■ Problem details
Leaving out the pictures, retype the lines from the beginning of the listing through the line containing "showlegend=False))".

■ Source excerpt
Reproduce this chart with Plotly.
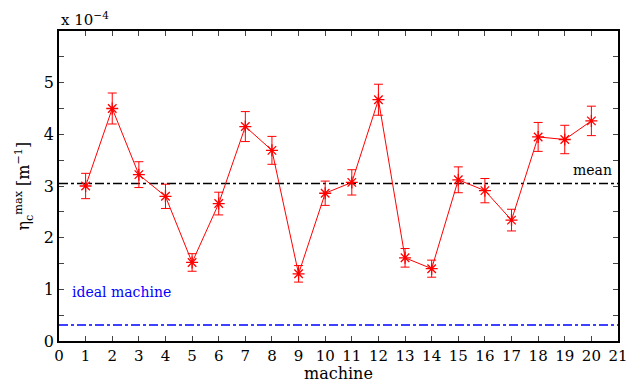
import plotly.graph_objects as go

machines = list(range(1, 21))
eta_max = [3.00, 4.50, 3.22, 2.80, 1.52, 2.66, 4.15, 3.69, 1.30, 2.86,
           3.07, 4.67, 1.61, 1.40, 3.12, 2.91, 2.34, 3.95, 3.90, 4.26]
eta_err = [0.245, 0.30, 0.25, 0.235, 0.17, 0.22, 0.29, 0.27, 0.16, 0.235,
           0.245, 0.30, 0.18, 0.165, 0.25, 0.235, 0.21, 0.28, 0.275, 0.285]
mean_value = 3.05
ideal_value = 0.31
x_ticks = list(range(0, 22))
y_ticks = [i * 0.5 for i in range(0, 13)]
y_labels = [str(int(v)) if v == int(v) and v < 6 else "" for v in y_ticks]

font = "DejaVu Serif"

fig = go.Figure()
fig.add_trace(go.Scatter(
    x=[0, 21], y=[mean_value, mean_value], mode="lines",
    line=dict(color="black", width=1.5, dash="dashdot"), showlegend=False, hoverinfo="skip"))
fig.add_trace(go.Scatter(
    x=[0, 21], y=[ideal_value, ideal_value], mode="lines",
    line=dict(color="blue", width=1.5, dash="dashdot"), showlegend=False, hoverinfo="skip"))
fig.add_trace(go.Scatter(
    x=machines, y=eta_max, mode="lines+markers",
    line=dict(color="red", width=1),
    marker=dict(symbol="asterisk-open", size=10, color="red", line=dict(color="red", width=1.3)),
    error_y=dict(type="data", array=eta_err, visible=True, color="red", thickness=1, width=4.5),
    showlegend=False))

fig.update_layout(
    width=627, height=382,
    margin=dict(l=59, r=9, t=31, b=41),
    paper_bgcolor="white", plot_bgcolor="white",
    font=dict(family=font, size=15, color="black"),
    xaxis=dict(range=[0, 21], tickvals=x_ticks, ticks="inside", ticklen=5,
               showline=True, linecolor="black", linewidth=1.5, mirror="ticks",
               showgrid=False, zeroline=False, automargin=False, ticklabeloverflow="allow",
               tickfont=dict(family=font, size=15)),
    yaxis=dict(range=[0, 6], tickvals=y_ticks, ticktext=y_labels, ticks="inside", ticklen=5,
               showline=True, linecolor="black", linewidth=1.5, mirror="ticks",
               showgrid=False, zeroline=False, automargin=False,
               tickfont=dict(family=font, size=16)),
    annotations=[
        dict(x=0.5, y=0, xref="paper", yref="paper", xanchor="center", yanchor="bottom",
             text="machine", showarrow=False, font=dict(family=font, size=16), yshift=-44),
        dict(x=0, y=0.5, xref="paper", yref="paper", xanchor="right", yanchor="middle",
             text="η<sub>c</sub><sup>max</sup> [m<sup>−1</sup>]", showarrow=False, textangle=-90,
             font=dict(family=font, size=16), xshift=-22),
        dict(x=0, y=1, xref="paper", yref="paper", xanchor="left", yanchor="bottom",
             text="x 10<sup>−4</sup>", showarrow=False, font=dict(family=font, size=15), yshift=0),
        dict(x=20.85, y=mean_value, xref="x", yref="y", xanchor="right", yanchor="bottom",
             text="mean", showarrow=False, font=dict(family=font, size=14), yshift=3),
        dict(x=0.4, y=0.95, xref="x", yref="y", xanchor="left", yanchor="middle",
             text="ideal machine", showarrow=False, font=dict(family=font, size=14, color="blue")),
    ],
)

fig.write_html("out.html", config={"displayModeBar": False},
               post_script="document.body.style.margin='0';")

■ Solution
Reproduce this chart with Plotly.
import plotly.graph_objects as go

machines = list(range(1, 21))
eta_max = [3.00, 4.50, 3.22, 2.80, 1.52, 2.66, 4.15, 3.69, 1.30, 2.86,
           3.07, 4.67, 1.61, 1.40, 3.12, 2.91, 2.34, 3.95, 3.90, 4.26]
eta_err = [0.245, 0.30, 0.25, 0.235, 0.17, 0.22, 0.29, 0.27, 0.16, 0.235,
           0.245, 0.30, 0.18, 0.165, 0.25, 0.235, 0.21, 0.28, 0.275, 0.285]
mean_value = 3.05
ideal_value = 0.31
x_ticks = list(range(0, 22))
y_ticks = [i * 0.5 for i in range(0, 13)]
y_labels = [str(int(v)) if v == int(v) and v < 6 else "" for v in y_ticks]

font = "DejaVu Serif"

fig = go.Figure()
fig.add_trace(go.Scatter(
    x=[0, 21], y=[mean_value, mean_value], mode="lines",
    line=dict(color="black", width=1.5, dash="dashdot"), showlegend=False, hoverinfo="skip"))
fig.add_trace(go.Scatter(
    x=[0, 21], y=[ideal_value, ideal_value], mode="lines",
    line=dict(color="blue", width=1.5, dash="dashdot"), showlegend=False, hoverinfo="skip"))
fig.add_trace(go.Scatter(
    x=machines, y=eta_max, mode="lines+markers",
    line=dict(color="red", width=1),
    marker=dict(symbol="asterisk-open", size=10, color="red", line=dict(color="red", width=1.3)),
    error_y=dict(type="data", array=eta_err, visible=True, color="red", thickness=1, width=4.5),
    showlegend=False))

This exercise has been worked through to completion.